Di questa corrente, alternativa alla declinazione ironica dell'arte Pop, pur tenendo fermo il proprio atteggiamento indipendente, critico verso l'"autoritarismo" delle avanguardie, Fieschi si conferma personalità centrale con i dipinti presentati alla Biennale del '64, in particolare con il grande lavoro (oltre quattro metri per cinque) intitolato Dall'alto del patibolo Antonio Lorenzo Lavoisier dimostra e proclama l'indistruttibilità della materia, sorta di "monumentale crocifissione laica" in cui la figura attinge, attraverso tratti dilatati e irrigiditi a un tempo, una valenza pressoché totemica.
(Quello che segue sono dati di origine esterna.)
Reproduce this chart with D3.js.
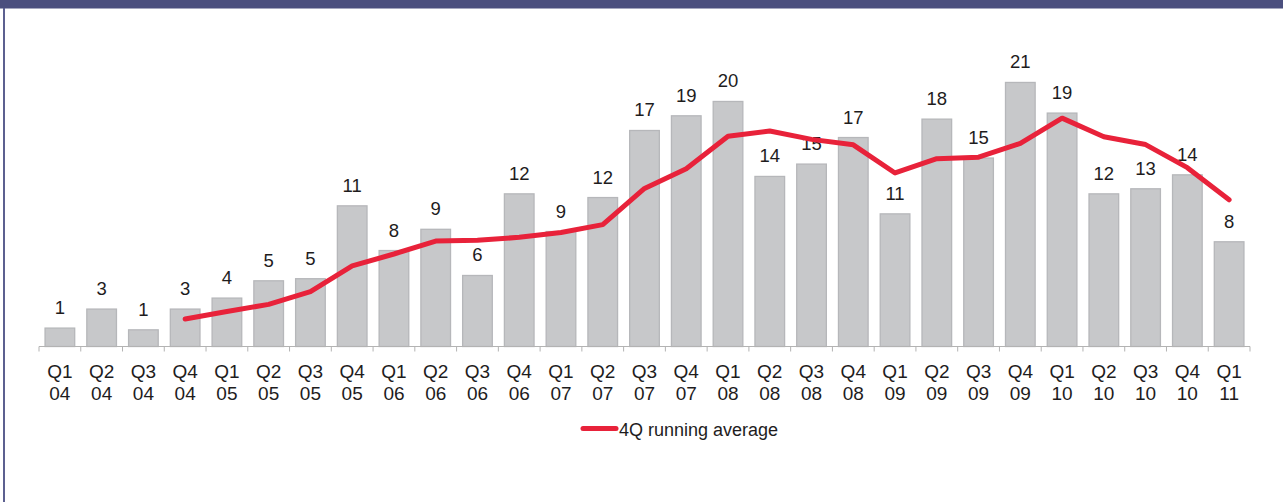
<!DOCTYPE html>
<html>
<head>
<meta charset="utf-8">
<script src="https://cdn.jsdelivr.net/npm/d3@7"></script>
<style>
  html, body { margin: 0; padding: 0; background: #fff; }
  svg { display: block; }
  text { font-family: "Liberation Sans", Arial, sans-serif; }
</style>
</head>
<body>
<svg id="chart" width="1283" height="502"></svg>
<script>
// Quarter labels (quarter, two-digit year)
const quarters = ["Q1","Q2","Q3","Q4","Q1","Q2","Q3","Q4","Q1","Q2","Q3","Q4","Q1","Q2","Q3",
                  "Q4","Q1","Q2","Q3","Q4","Q1","Q2","Q3","Q4","Q1","Q2","Q3","Q4","Q1"];
const years    = ["04","04","04","04","05","05","05","05","06","06","06","06","07","07","07",
                  "07","08","08","08","08","09","09","09","09","10","10","10","10","11"];
const categories = quarters.map((q, i) => q + " " + years[i]);

// Quarterly values (bars)
const quarterly = [1.49, 3.03, 1.35, 3.03, 3.92, 5.32, 5.49, 11.39, 7.77, 9.49, 5.75, 12.36, 9.31, 12.06, 17.49,
                   18.68, 19.84, 13.77, 14.77, 16.92, 10.74, 18.41, 15.26, 21.38, 18.90, 12.36, 12.77, 13.90, 8.48];

// 4Q running average (starts at Q4 04)
const runningAvg = [null, null, null, 2.23, 2.83, 3.41, 4.44, 6.53, 7.49, 8.54, 8.60, 8.84, 9.23, 9.87, 12.80,
                    14.39, 17.02, 17.45, 16.77, 16.33, 14.05, 15.21, 15.33, 16.45, 18.49, 16.98, 16.35, 14.48, 11.88];

const legendLabel = "4Q running average";

const svg = d3.select("#chart");
const W = 1283, H = 502;

// Frame: top band and left rule
svg.append("rect").attr("x", 0).attr("y", 0).attr("width", W).attr("height", 8.5).attr("fill", "#4b4f7e");
svg.append("rect").attr("x", 3).attr("y", 8).attr("width", 2).attr("height", H - 8).attr("fill", "#5c6090");

const left = 39, right = 1250, baseY = 346.5, topY = 37.75;

const xSlot = d3.scaleBand().domain(categories).range([left, right]).padding(0);
const step = xSlot.step();
const barW = step * 0.71;
const y = d3.scaleLinear().domain([0, 25]).range([baseY, topY]);

// Bars
svg.append("g").selectAll("rect").data(quarterly).join("rect")
  .attr("x", (d, i) => xSlot(categories[i]) + (step - barW) / 2)
  .attr("y", d => y(d))
  .attr("width", barW)
  .attr("height", d => baseY - y(d))
  .attr("fill", "#c7c8ca")
  .attr("stroke", "#b6b7ba")
  .attr("stroke-width", 1.3);

// Value labels
svg.append("g").selectAll("text").data(quarterly).join("text")
  .attr("x", (d, i) => xSlot(categories[i]) + step / 2)
  .attr("y", d => y(d) - 14)
  .attr("text-anchor", "middle")
  .attr("font-size", 18.5)
  .attr("fill", "#1e1c1d")
  .text(d => d3.format(".0f")(d));

// Category axis: baseline and boundary ticks
const axis = svg.append("g");
axis.append("line")
  .attr("x1", left).attr("x2", right).attr("y1", baseY).attr("y2", baseY)
  .attr("stroke", "#b3b3b3").attr("stroke-width", 1);
const bounds = categories.map(c => xSlot(c)).concat([right]);
axis.selectAll("line.tick").data(bounds).join("line")
  .attr("class", "tick")
  .attr("x1", d => d).attr("x2", d => d)
  .attr("y1", baseY).attr("y2", baseY + 5)
  .attr("stroke", "#b3b3b3").attr("stroke-width", 1);

const lbl = axis.selectAll("text").data(categories).join("text")
  .attr("text-anchor", "middle")
  .attr("font-size", 19)
  .attr("fill", "#1e1c1d");
lbl.append("tspan")
  .attr("x", (c) => xSlot(c) + step / 2).attr("y", 377.5)
  .text((c, i) => quarters[i]);
lbl.append("tspan")
  .attr("x", (c) => xSlot(c) + step / 2).attr("y", 400)
  .text((c, i) => years[i]);

// Running average line
const line = d3.line()
  .defined(d => d != null)
  .x((d, i) => xSlot(categories[i]) + step / 2)
  .y(d => y(d));
svg.append("path")
  .datum(runningAvg)
  .attr("d", line)
  .attr("fill", "none")
  .attr("stroke", "#e8223a")
  .attr("stroke-width", 5)
  .attr("stroke-linejoin", "round")
  .attr("stroke-linecap", "round");

// Legend
const lg = svg.append("g");
lg.append("line")
  .attr("x1", 583).attr("x2", 616).attr("y1", 428.5).attr("y2", 428.5)
  .attr("stroke", "#e8223a").attr("stroke-width", 5).attr("stroke-linecap", "round");
lg.append("text")
  .attr("x", 619).attr("y", 436)
  .attr("font-size", 18)
  .attr("fill", "#1e1c1d")
  .text(legendLabel);
</script>
</body>
</html>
L'esaurimento della vicenda storica della "Nuova Figurazione" alle soglie degli anni '70 non incide sulla forza propositiva dell'opera fieschiana che proprio in quel torno di tempo coglie, con il ciclo del Pericolo, uno dei suoi vertici, attualmente presso la Galleria Comunale d'Arte Contemporanea di San Gimignano. Crispolti vi si sofferma per rilevare "la densità iconico-narrativa avvincente" che - muovendo da una circostanza drammatica ma ordinaria, una coppia azzannata da un branco di cani - riesce a trasporla su un piano metafisico, ove l'incombere e l'esplodere dell'aggressione, scanditi da un "montaggio" incalzante, divengono emblemi della catastrofe umana. Una catastrofe che Fieschi, in talune fra le opere più recenti, rinviene nella dimensione corporale, afflitta in Gerontofilia e inanità (1990), dal disfacimento fisico progressivo, che mina, oltre alla sfera erotica, la stessa personalità dell'individuo, riducendolo ad una maschera sgretolata dal tempo. Esito estremo per i suoi tratti di lucidità assoluta, non mitigata, al quale va riconosciuta anche una dimensione di ulteriore rinnovamento formale: "un figurare di stesura larga, fluente, baroccheggiante nella sua espressionistica 'insolenza empatica'" che, nel suo espandersi, "sovrasta ogni impianto disegnativo".